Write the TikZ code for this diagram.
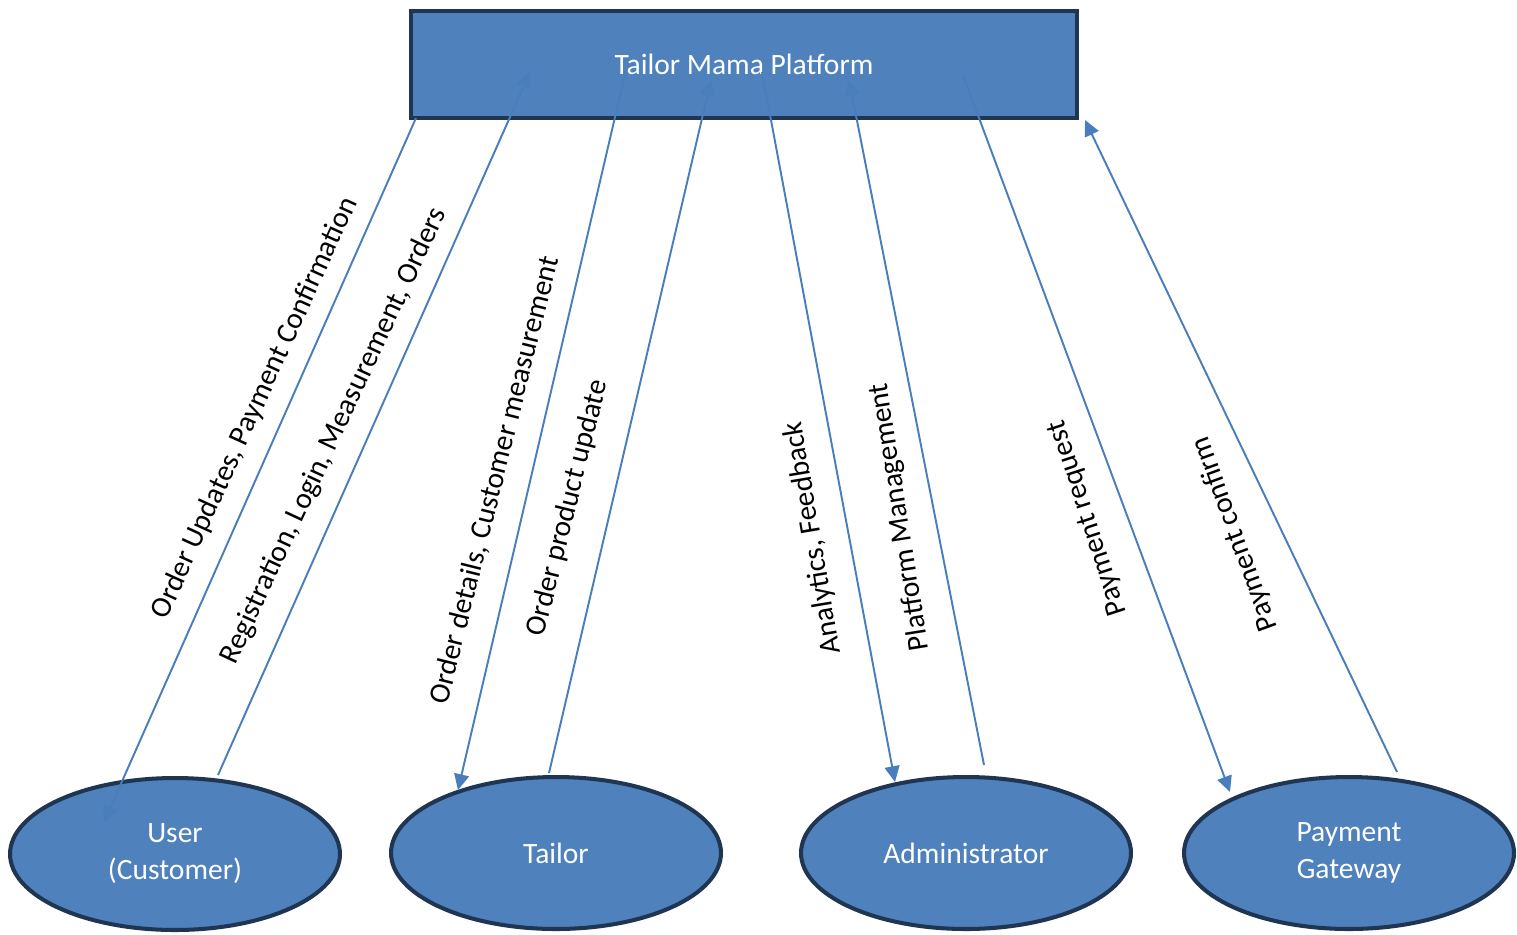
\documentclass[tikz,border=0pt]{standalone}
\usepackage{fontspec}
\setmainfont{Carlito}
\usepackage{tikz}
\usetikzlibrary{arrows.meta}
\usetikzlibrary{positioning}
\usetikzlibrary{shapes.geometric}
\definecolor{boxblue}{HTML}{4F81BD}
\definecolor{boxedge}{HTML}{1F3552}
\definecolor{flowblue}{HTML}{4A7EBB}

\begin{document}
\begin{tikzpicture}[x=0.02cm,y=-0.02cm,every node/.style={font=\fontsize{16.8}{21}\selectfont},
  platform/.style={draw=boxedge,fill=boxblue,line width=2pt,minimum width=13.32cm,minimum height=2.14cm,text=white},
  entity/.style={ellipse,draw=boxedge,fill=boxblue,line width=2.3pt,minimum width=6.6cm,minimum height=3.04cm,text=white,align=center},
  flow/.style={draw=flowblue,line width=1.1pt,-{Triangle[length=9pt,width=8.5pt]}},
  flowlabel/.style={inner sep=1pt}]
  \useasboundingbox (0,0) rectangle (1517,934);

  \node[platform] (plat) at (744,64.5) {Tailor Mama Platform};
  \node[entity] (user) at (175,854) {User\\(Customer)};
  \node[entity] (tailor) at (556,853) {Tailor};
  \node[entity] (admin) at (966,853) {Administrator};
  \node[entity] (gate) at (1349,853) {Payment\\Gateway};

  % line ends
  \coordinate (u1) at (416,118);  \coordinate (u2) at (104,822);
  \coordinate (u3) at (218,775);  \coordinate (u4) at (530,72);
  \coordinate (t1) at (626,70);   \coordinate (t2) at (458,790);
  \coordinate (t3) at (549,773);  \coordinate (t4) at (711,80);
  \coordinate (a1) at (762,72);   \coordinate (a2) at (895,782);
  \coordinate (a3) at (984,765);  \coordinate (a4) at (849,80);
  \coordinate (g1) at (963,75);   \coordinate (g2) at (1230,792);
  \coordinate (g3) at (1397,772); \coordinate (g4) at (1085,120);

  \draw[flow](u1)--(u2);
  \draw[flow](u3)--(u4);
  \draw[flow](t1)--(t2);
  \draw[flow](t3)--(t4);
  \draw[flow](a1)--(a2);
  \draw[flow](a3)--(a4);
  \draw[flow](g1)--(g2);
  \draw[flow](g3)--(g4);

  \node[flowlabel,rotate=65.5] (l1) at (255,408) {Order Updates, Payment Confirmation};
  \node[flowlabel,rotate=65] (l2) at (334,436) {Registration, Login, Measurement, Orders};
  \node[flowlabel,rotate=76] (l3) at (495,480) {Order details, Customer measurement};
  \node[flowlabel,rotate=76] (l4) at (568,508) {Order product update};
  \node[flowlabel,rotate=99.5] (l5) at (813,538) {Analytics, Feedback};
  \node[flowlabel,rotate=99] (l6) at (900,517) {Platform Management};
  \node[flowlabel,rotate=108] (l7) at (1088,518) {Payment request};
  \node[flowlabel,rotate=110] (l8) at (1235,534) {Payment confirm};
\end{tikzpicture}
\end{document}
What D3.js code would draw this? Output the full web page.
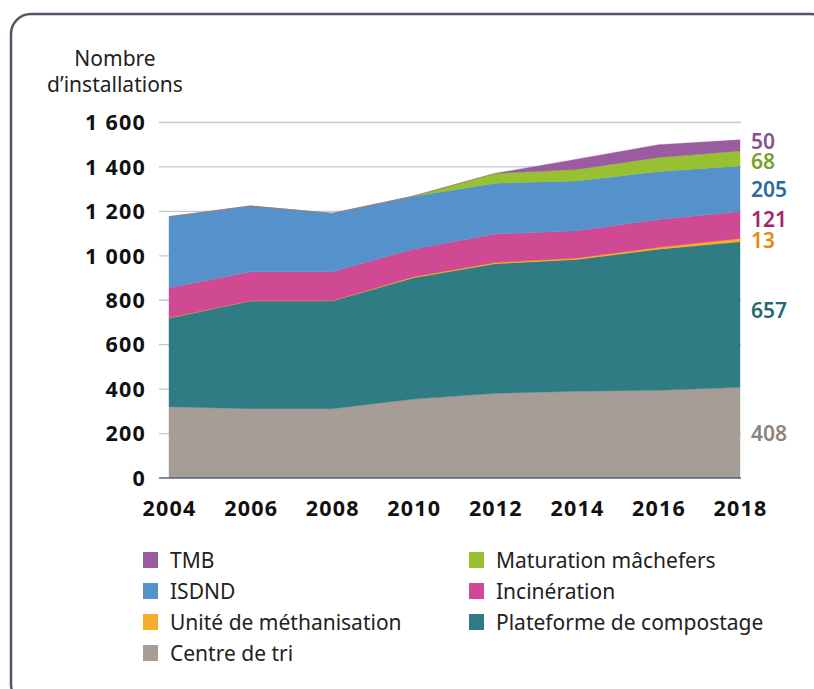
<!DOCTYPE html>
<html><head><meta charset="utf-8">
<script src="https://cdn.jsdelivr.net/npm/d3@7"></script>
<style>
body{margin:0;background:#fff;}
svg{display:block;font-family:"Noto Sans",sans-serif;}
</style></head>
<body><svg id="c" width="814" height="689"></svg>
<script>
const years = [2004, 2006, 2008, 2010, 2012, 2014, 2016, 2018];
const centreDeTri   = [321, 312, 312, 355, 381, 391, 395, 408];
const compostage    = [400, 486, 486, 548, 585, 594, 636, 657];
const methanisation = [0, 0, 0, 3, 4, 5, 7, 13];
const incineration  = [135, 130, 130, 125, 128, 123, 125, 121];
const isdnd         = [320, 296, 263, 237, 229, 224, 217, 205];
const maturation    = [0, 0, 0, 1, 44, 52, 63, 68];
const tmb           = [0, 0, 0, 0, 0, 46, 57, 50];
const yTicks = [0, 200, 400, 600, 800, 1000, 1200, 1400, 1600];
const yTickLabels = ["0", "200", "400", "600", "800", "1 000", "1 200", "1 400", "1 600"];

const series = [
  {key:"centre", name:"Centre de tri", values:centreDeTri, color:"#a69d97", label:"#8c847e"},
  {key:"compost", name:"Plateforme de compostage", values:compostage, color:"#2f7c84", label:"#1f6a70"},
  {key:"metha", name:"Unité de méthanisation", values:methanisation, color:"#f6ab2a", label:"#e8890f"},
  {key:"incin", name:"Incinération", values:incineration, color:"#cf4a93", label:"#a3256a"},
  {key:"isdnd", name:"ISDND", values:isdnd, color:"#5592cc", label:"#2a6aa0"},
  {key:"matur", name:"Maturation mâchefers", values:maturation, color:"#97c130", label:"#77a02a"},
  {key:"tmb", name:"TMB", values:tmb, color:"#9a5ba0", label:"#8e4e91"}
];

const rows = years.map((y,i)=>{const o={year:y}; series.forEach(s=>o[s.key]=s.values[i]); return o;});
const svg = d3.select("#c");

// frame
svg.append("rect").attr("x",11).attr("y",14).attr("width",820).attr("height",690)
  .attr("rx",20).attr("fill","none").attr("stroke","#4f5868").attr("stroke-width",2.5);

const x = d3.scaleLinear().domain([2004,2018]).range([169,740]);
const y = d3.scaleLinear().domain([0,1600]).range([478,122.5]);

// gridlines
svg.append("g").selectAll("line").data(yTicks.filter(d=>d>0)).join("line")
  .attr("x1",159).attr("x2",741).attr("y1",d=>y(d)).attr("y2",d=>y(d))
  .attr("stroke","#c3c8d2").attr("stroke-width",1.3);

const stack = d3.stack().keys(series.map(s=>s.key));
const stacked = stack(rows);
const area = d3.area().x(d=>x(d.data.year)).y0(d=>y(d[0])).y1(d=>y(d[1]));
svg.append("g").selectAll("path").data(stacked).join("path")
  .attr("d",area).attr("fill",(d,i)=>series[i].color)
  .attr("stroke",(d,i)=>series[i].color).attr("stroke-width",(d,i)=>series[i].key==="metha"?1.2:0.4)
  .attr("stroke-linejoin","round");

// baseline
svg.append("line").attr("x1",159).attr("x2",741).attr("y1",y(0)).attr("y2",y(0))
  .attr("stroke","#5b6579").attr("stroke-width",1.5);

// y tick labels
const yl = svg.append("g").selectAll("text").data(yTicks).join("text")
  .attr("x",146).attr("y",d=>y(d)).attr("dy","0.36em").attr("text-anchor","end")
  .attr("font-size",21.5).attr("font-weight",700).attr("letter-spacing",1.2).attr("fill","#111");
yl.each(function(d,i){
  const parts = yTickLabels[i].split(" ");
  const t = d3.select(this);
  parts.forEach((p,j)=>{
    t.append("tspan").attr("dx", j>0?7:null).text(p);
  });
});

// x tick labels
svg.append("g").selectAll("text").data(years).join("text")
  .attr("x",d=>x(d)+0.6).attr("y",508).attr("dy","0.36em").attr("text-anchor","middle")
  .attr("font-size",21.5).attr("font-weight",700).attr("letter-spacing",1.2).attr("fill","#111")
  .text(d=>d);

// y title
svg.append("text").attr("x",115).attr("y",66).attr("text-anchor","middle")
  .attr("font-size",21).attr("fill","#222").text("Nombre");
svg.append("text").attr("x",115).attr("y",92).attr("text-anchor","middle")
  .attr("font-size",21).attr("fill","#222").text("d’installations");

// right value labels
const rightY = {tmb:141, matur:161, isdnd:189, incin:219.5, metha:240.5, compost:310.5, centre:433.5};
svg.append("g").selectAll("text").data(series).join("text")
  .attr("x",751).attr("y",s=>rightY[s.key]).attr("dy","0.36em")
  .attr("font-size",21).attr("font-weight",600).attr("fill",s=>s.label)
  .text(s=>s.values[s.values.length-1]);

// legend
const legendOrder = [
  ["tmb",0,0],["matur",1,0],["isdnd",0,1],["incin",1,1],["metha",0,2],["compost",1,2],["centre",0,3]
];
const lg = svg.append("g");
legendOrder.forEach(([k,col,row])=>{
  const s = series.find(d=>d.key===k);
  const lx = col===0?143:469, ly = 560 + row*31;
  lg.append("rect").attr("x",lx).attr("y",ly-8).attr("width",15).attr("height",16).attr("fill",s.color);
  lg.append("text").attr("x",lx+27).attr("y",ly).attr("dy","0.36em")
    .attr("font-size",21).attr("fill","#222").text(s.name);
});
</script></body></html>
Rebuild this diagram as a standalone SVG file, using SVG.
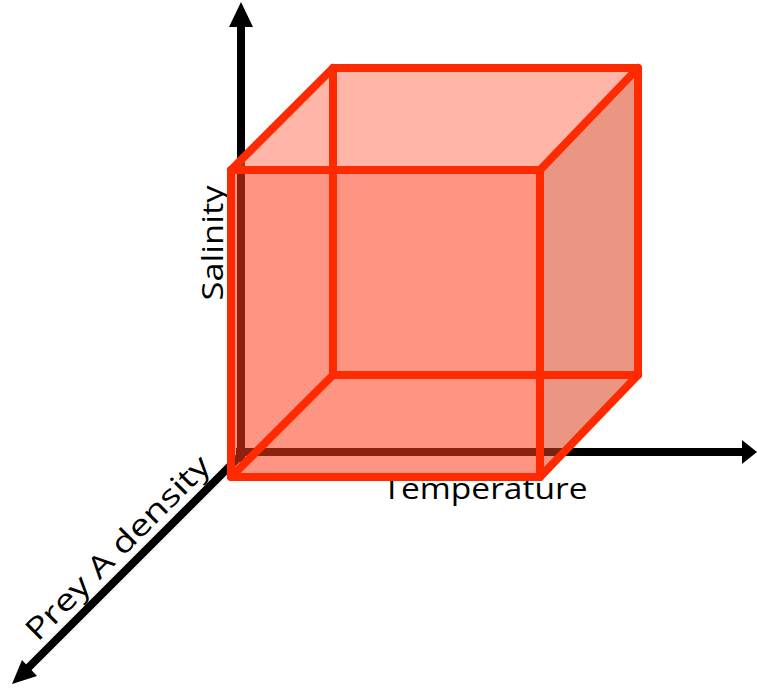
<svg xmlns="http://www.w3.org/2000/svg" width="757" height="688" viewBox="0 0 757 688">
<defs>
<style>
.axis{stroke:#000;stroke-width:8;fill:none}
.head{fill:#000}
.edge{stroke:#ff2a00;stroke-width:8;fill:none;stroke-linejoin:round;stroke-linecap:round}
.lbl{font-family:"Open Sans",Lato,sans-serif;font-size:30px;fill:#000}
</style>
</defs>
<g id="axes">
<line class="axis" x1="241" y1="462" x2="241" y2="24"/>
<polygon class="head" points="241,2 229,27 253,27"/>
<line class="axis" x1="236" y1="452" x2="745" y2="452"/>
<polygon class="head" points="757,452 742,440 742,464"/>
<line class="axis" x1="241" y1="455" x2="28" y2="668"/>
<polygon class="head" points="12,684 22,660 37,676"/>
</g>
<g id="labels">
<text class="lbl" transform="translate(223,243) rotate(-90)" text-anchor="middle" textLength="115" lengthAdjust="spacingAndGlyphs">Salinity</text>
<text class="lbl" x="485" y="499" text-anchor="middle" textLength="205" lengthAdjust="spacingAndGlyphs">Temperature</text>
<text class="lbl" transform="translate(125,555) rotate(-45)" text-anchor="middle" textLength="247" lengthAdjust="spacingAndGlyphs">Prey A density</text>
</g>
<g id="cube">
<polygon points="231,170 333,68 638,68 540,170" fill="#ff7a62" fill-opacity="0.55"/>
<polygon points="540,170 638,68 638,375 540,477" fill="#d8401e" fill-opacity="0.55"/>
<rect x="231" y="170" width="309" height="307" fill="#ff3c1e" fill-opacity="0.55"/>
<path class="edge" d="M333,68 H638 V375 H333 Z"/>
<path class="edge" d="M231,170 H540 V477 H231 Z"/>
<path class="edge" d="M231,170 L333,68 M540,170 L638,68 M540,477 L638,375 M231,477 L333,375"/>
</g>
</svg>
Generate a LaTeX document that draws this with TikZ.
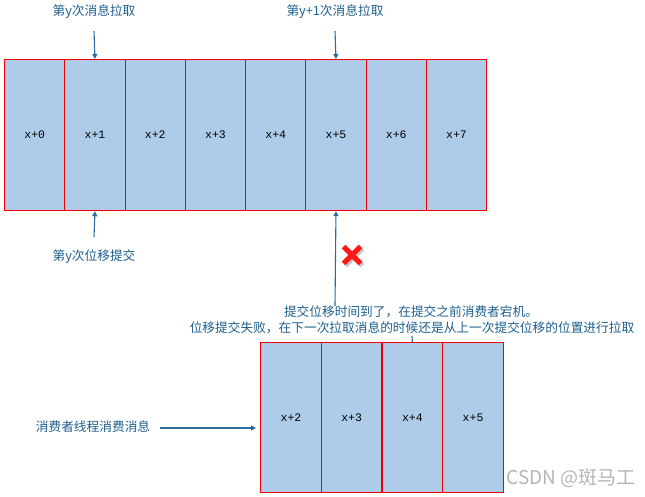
- - -
DO THIS:
Gather every line from the listing above in which the word "code" appears.

SOLUTION TO THIS PROBLEM:
Write the TikZ code for this diagram.
What D3.js code would draw this? Output the full web page.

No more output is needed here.